Martin Truex Jr. is no longer looking to avenge a near-miss at Kentucky Speedway. Instead, the defending Monster Energy NASCAR Cup Series champion returns to the hills of Sparta, Kentucky to defend his Quaker State 400 title.
Heading into last year’s race at Kentucky, Truex was second in the points race and looking to avenge a disappointing finish in the 2016 race. The New Jersey native dominated last year in a victory he called “sweet redemption” at the time.
With last year’s win, Truex joined Matt Kenseth as the only driver not named Keselowski or Busch to win the Quaker State 400, presented by Walmart.
“To go back there after what happened (in 2016) and get our first win at Kentucky was awesome,” Truex said. “It was the kind of win that’s a real confidence booster and gave us a lot of momentum for the rest of the year.”
Truex had a 16-second lead as the final laps of last year’s race counted down before Kurt Busch brought out a caution, which triggered seven laps of NASCAR’s overtime-finish format.
Truex was able to hold off the field on worn tires and take control of the points race.

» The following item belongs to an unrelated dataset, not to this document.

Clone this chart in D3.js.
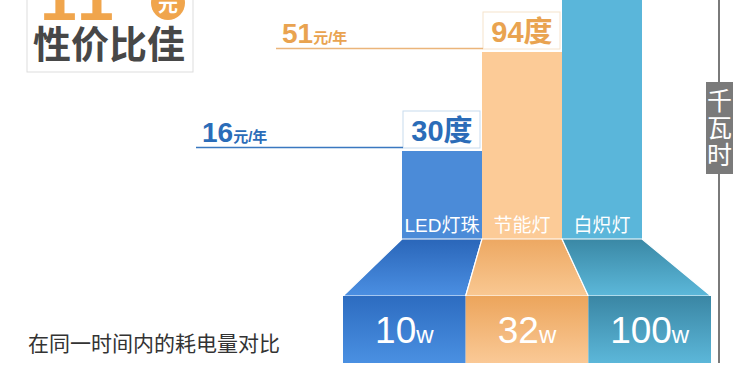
<!DOCTYPE html>
<html>
<head>
<meta charset="utf-8">
<script src="https://cdn.jsdelivr.net/npm/d3@7"></script>
<style>
  body { margin: 0; background: #fff; }
  svg { display: block; font-family: "Liberation Sans", Arial, "Noto Sans CJK SC", sans-serif; }
</style>
</head>
<body>
<div id="chart"></div>
<script>
var width = 750, height = 387;

// data
var lamps = ['LED灯珠', '节能灯', '白炽灯'];
var watts = [10, 32, 100];
var kwh = [30, 94, 292];        // 度 per year (incandescent runs off the top)
var yuan = [16, 51, 158];       // 元/年
var shownPrices = 2;            // only first two are labelled

// palette
var barColor = ['#4b8bd8', '#fccb97', '#5ab6da'];
var trapTop = ['#2a66b9', '#eda862', '#3a88a5'];
var trapBot = ['#4b8fe2', '#f9c892', '#5cb8da'];
var frontTop = ['#2d6cc0', '#eca55c', '#3a86a4'];
var frontBot = ['#4a90e2', '#fac996', '#5cb7d9'];
var textColor = ['#2b6cb8', '#e9a350', '#3a88a5'];

var svg = d3.select('#chart').append('svg')
    .attr('width', width).attr('height', height);

var defs = svg.append('defs');
function grad(id, c1, c2) {
  var g = defs.append('linearGradient').attr('id', id)
      .attr('x1', 0).attr('y1', 0).attr('x2', 0).attr('y2', 1);
  g.append('stop').attr('offset', '0%').attr('stop-color', c1);
  g.append('stop').attr('offset', '100%').attr('stop-color', c2);
}
lamps.forEach(function(d, i){
  grad('trap' + i, trapTop[i], trapBot[i]);
  grad('front' + i, frontTop[i], frontBot[i]);
});

// scales
var baseY = 239, trapBottom = 296, frontBottom = 363;
var x = d3.scaleBand().domain(lamps).range([402, 642]).padding(0);
var xf = d3.scaleBand().domain(lamps).range([343, 711]).padding(0);
var y = d3.scalePow().exponent(0.66).domain([0, 94]).range([baseY, 52]);

// tall bars
svg.selectAll('rect.bar').data(lamps).enter().append('rect')
    .attr('class', 'bar')
    .attr('x', function(d){ return x(d); })
    .attr('y', function(d, i){ return y(kwh[i]); })
    .attr('width', x.bandwidth())
    .attr('height', function(d, i){ return baseY - y(kwh[i]); })
    .attr('fill', function(d, i){ return barColor[i]; });

// category labels
svg.selectAll('text.cat').data(lamps).enter().append('text')
    .attr('class', 'cat')
    .attr('x', function(d){ return x(d) + x.bandwidth() / 2; })
    .attr('y', 232)
    .attr('text-anchor', 'middle')
    .attr('fill', '#fff')
    .attr('font-size', 19)
    .text(function(d){ return d; });

// slanted floor
svg.selectAll('path.trap').data(lamps).enter().append('path')
    .attr('class', 'trap')
    .attr('d', function(d){
      return 'M' + x(d) + ',' + baseY + 'L' + (x(d) + x.bandwidth()) + ',' + baseY +
        'L' + (xf(d) + xf.bandwidth()) + ',' + trapBottom + 'L' + xf(d) + ',' + trapBottom + 'Z';
    })
    .attr('fill', function(d, i){ return 'url(#trap' + i + ')'; })
    .attr('stroke', '#fff').attr('stroke-width', 1.2);

// front boxes
svg.selectAll('rect.front').data(lamps).enter().append('rect')
    .attr('class', 'front')
    .attr('x', function(d){ return xf(d); })
    .attr('y', trapBottom)
    .attr('width', xf.bandwidth())
    .attr('height', frontBottom - trapBottom)
    .attr('fill', function(d, i){ return 'url(#front' + i + ')'; });

// wattage labels
var wt = svg.selectAll('text.watt').data(lamps).enter().append('text')
    .attr('class', 'watt')
    .attr('x', function(d){ return xf(d) + xf.bandwidth() / 2; })
    .attr('y', 343)
    .attr('text-anchor', 'middle')
    .attr('fill', '#fff');
wt.append('tspan').attr('font-size', 37).text(function(d, i){ return watts[i]; });
wt.append('tspan').attr('font-size', 24).text('w');

// kwh boxes + price lines
var labelled = lamps.slice(0, shownPrices);
var lab = svg.selectAll('g.lab').data(labelled).enter().append('g').attr('class', 'lab');

lab.append('rect')
    .attr('x', function(d){ return x(d) + 1; })
    .attr('y', function(d, i){ return y(kwh[i]) - 40; })
    .attr('width', x.bandwidth() - 3)
    .attr('height', 37)
    .attr('fill', '#fff')
    .attr('stroke', function(d, i){ return i === 0 ? '#c8dbee' : '#f6e3cc'; });

lab.append('text')
    .attr('x', function(d){ return x(d) + x.bandwidth() / 2; })
    .attr('y', function(d, i){ return y(kwh[i]) - 10; })
    .attr('text-anchor', 'middle')
    .attr('font-size', 29).attr('font-weight', 'bold')
    .attr('fill', function(d, i){ return textColor[i]; })
    .text(function(d, i){ return kwh[i] + '度'; });

lab.append('line')
    .attr('x1', function(d){ return x(d) - 206; })
    .attr('x2', function(d){ return x(d) + 1; })
    .attr('y1', function(d, i){ return y(kwh[i]) - 3.5; })
    .attr('y2', function(d, i){ return y(kwh[i]) - 3.5; })
    .attr('stroke', function(d, i){ return i === 0 ? '#3a78c0' : '#ebb57a'; })
    .attr('stroke-width', 1.5);

var pt = lab.append('text')
    .attr('x', function(d){ return x(d) - 200; })
    .attr('y', function(d, i){ return y(kwh[i]) - 9; })
    .attr('font-weight', 'bold')
    .attr('fill', function(d, i){ return textColor[i]; });
pt.append('tspan').attr('font-size', 28).text(function(d, i){ return yuan[i]; });
pt.append('tspan').attr('font-size', 15).text('元/年');

// right axis
svg.append('line')
    .attr('x1', 719).attr('x2', 719).attr('y1', 0).attr('y2', frontBottom)
    .attr('stroke', '#7a7a7a').attr('stroke-width', 2);
svg.append('rect')
    .attr('x', 706).attr('y', 82).attr('width', 27).attr('height', 92)
    .attr('fill', '#7a7a7a');
svg.selectAll('text.unit').data(['千', '瓦', '时']).enter().append('text')
    .attr('class', 'unit')
    .attr('x', 719.5)
    .attr('y', function(d, i){ return 110 + i * 27; })
    .attr('text-anchor', 'middle')
    .attr('fill', '#fff').attr('font-size', 25)
    .text(function(d){ return d; });

// title block
svg.append('rect')
    .attr('x', 27).attr('y', -2).attr('width', 166).attr('height', 74)
    .attr('fill', '#fff').attr('stroke', '#dddddd');
svg.append('text')
    .attr('x', 40).attr('y', 20)
    .attr('font-size', 66).attr('font-weight', 'bold')
    .attr('fill', '#f0a54c').attr('letter-spacing', 4)
    .text('11');
svg.append('circle')
    .attr('cx', 168).attr('cy', 3).attr('r', 17)
    .attr('fill', '#f0a54c');
svg.append('text')
    .attr('x', 168).attr('y', 12)
    .attr('text-anchor', 'middle')
    .attr('font-size', 20).attr('font-weight', 'bold').attr('fill', '#fff')
    .text('元');
svg.append('text')
    .attr('x', 33).attr('y', 58)
    .attr('font-size', 38).attr('font-weight', 'bold')
    .attr('fill', '#474747')
    .text('性价比佳');

svg.append('text')
    .attr('x', 28).attr('y', 351)
    .attr('font-size', 21)
    .attr('fill', '#333')
    .text('在同一时间内的耗电量对比');
</script>
</body>
</html>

He currently sits third in the points with three wins and is already guaranteed a spot in the MENCS playoffs.
In the early years of Kentucky Speedway, bumps made the 1.5-mile track notorious among NASCAR circuits.
Now, since the redesign and repaving of the track in 2016, turn three is what Kentucky Speedway is known for among drivers.
“Getting your car to work in (turn) three is the real challenge,” Truex said. “Cars are going fast out of (turn) two and carrying a lot of speed going into (turn) three. It’s definitely tricky – not optimum as far as how you would want a track set up.”
The ability of the teams to stay on top of a car’s setup, combined with the driver’s skill is why success in the Quaker State 400 is a good indicator of success in the MENCS championship.
“Turn three is really … what sorts them out,” Kentucky Speedway general manager Mark Simendinger said at a tire-testing session in May. “The drivers that really have a lot of skill, and now also a lot of experience, have continued to do well here. … We’ve probably stratified it even more with the changes to one and two, and made it even more difficult for the outsiders to compete here.”
In the recent commercials for the Quaker State 400, Truex tells viewers that turn three “keeps you up at night.”